Is AWS the patient that needs constant medication?
I was just reading High Scalability about Why Swiftype moved off Amazon EC2 to Softlayer and saw great wins!
We’ve all heard by now how awesome the cloud is. Spinup infrastructure instantly. Just add water! No up front costs! Autoscale to meet seasonal application demands!
But less well known or even understood by most engineering teams are the seasonal weather patterns of the cloud environment itself!
Sure there are firms like Netflix, who have turned the fickle cloud into one of virtues & reliability. But most of the firms I work with everyday, have moved to Amazon as though it’s regular bare-metal. And encountered some real problems in the process.
1. Everyday hardware outages
Many of the firms I’ve seen hosted on AWS don’t realize the servers fail so often. Amazon actually choosing cheap commodity components as a cost-savings measure. The assumption is, resilience should be built into your infrastructure using devops practices & automation tools like Chef & Puppet. The sad reality is most firms provision the usual way, through the dashboard, with no safety net.
We’ve by now heard of firms such as Netflix building their Chaos Monkey to actively knock out servers, in effort to test their ability to self-healing infrastructure.
From what I’m seeing at startups, most have a bit of devops in place, a bit of automation, such as autoscaling around the webservers. But little in terms of cross-region deployments. What’s more their database tier is protected only by multi-az or just a read-replica or two. These are fine for what they are, but will require real intervention when (not if) the server fails.
I recommend building a browse-only mode for your application, to eliminate downtime in these cases.
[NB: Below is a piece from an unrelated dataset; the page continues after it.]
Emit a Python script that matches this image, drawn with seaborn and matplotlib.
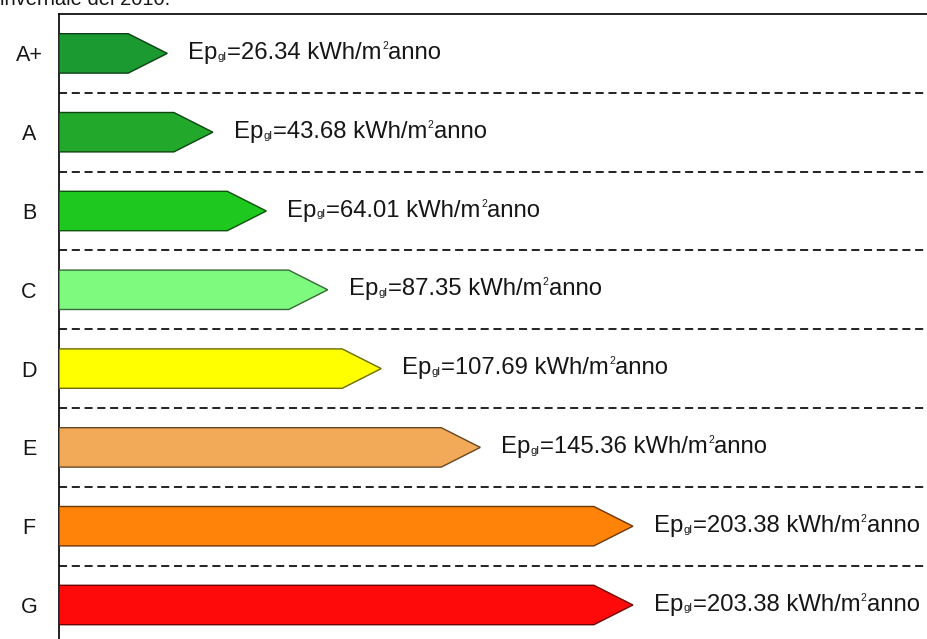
import numpy as np
import pandas as pd
import matplotlib
matplotlib.use("Agg")
import matplotlib.pyplot as plt
from matplotlib.patches import Polygon
from matplotlib.colors import to_rgb
import seaborn as sns

# ---- data ----
classes = ["A+", "A", "B", "C", "D", "E", "F", "G"]
values = [26.34, 43.68, 64.01, 87.35, 107.69, 145.36, 203.38, 203.38]
colors = ["#1c9a32", "#22a82a", "#1ec81e", "#7efa7e", "#ffff00", "#f2aa58", "#ff8308", "#ff0a0a"]
title_text = "invernale del 2010."
label_prefix = "Ep"
label_sub = "gl"
label_unit = "kWh/m"
label_sup = "2"
label_suffix = "anno"

sns.set_theme(style="white")
plt.rcParams['font.family'] = ['Liberation Sans', 'DejaVu Sans']
plt.rcParams['lines.scale_dashes'] = False

W, H = 927, 639
fig = plt.figure(figsize=(W / 100, H / 100), dpi=100)
px_per_unit = 2.63
left_px, top_px = 59, 14
row_px = 78.8
right_px = 960
bottom_px = top_px + row_px * len(classes)
ax = fig.add_axes([left_px / W, 1 - bottom_px / H,
                   (right_px - left_px) / W, (bottom_px - top_px) / H])

df = pd.DataFrame({"cls": classes, "val": values})
sns.barplot(data=df, x="val", y="cls", hue="cls", palette=colors, orient="h",
            width=0.5, linewidth=0, legend=False, ax=ax, zorder=2)

head = 39 / px_per_unit
gap = 21 / px_per_unit
fs, fs_sub, fs_sup = 17.2, 8.2, 7.5
tc = "#161616"
for i, (v, c) in enumerate(zip(values, colors)):
    rgb = np.array(to_rgb(c))
    edge = tuple(rgb * 0.42)
    pts = [(0, i - 0.25), (v, i - 0.25), (v + head, i), (v, i + 0.25), (0, i + 0.25)]
    ax.add_patch(Polygon(pts, closed=True, facecolor=c, edgecolor=edge,
                         linewidth=1.0, zorder=3))
    yb = i + 0.07
    t = ax.text(v + head + gap, yb, label_prefix, ha="left", va="baseline",
                fontsize=fs, color=tc, zorder=4)
    pieces = [(label_sub, fs_sub, 0.2, -0.6),
              (f"={v:.2f} {label_unit}", fs, 0.2, 0.0),
              (label_sup, fs_sup, 0.3, 7.2),
              (label_suffix, fs, 0.2, 0.0)]
    for s, size, dx, dy in pieces:
        t = ax.annotate(s, xy=(1, yb), xycoords=(t, "data"), xytext=(dx, dy),
                        textcoords="offset points", ha="left", va="baseline",
                        fontsize=size, color=tc, zorder=4, annotation_clip=False)

for i in range(len(classes) - 1):
    ax.axhline(i + 0.5, color="#222222", linewidth=1.4, linestyle=(0, (5.8, 3.4)), zorder=1)

ax.set_xlim(0, (right_px - left_px) / px_per_unit)
ax.set_ylim(len(classes) - 0.5, -0.5)
ax.set_xlabel("")
ax.set_ylabel("")
ax.set_xticks([])
ax.tick_params(axis="y", length=0, pad=21.6, labelsize=15.5, labelcolor=tc)
for lab in ax.get_yticklabels():
    lab.set_horizontalalignment("center")
for s in ["right", "bottom"]:
    ax.spines[s].set_visible(False)
for s in ["left", "top"]:
    ax.spines[s].set_visible(True)
    ax.spines[s].set_color("#111111")
    ax.spines[s].set_linewidth(1.3)

fig.text(0.0, 1 - 5 / H, title_text, ha="left", va="baseline", fontsize=14.5, color=tc)

fig.savefig("out.png", dpi=100)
4. Provisioning isn’t your only problem
But the cloud gives me instant infrastructure. I can spinup servers & configure components through an API! Yes this is a major benefit of the cloud, compared to 1-2 hours in traditional environments like Softlayer or Rackspace. But you can also compare that with an outage every couple of years! Amazon’s hardware may fail a couple times a hear, more if you’re unlucky.
Meanwhile you’re going to deal with season weather problems *INSIDE* your datacenter. Think of these as swarms of customers invading your servers, like a DDOS attack, but self-inflicted. Amazon is like a weak immune system attacking itself all the time, requiring constant medication to keep the host alive!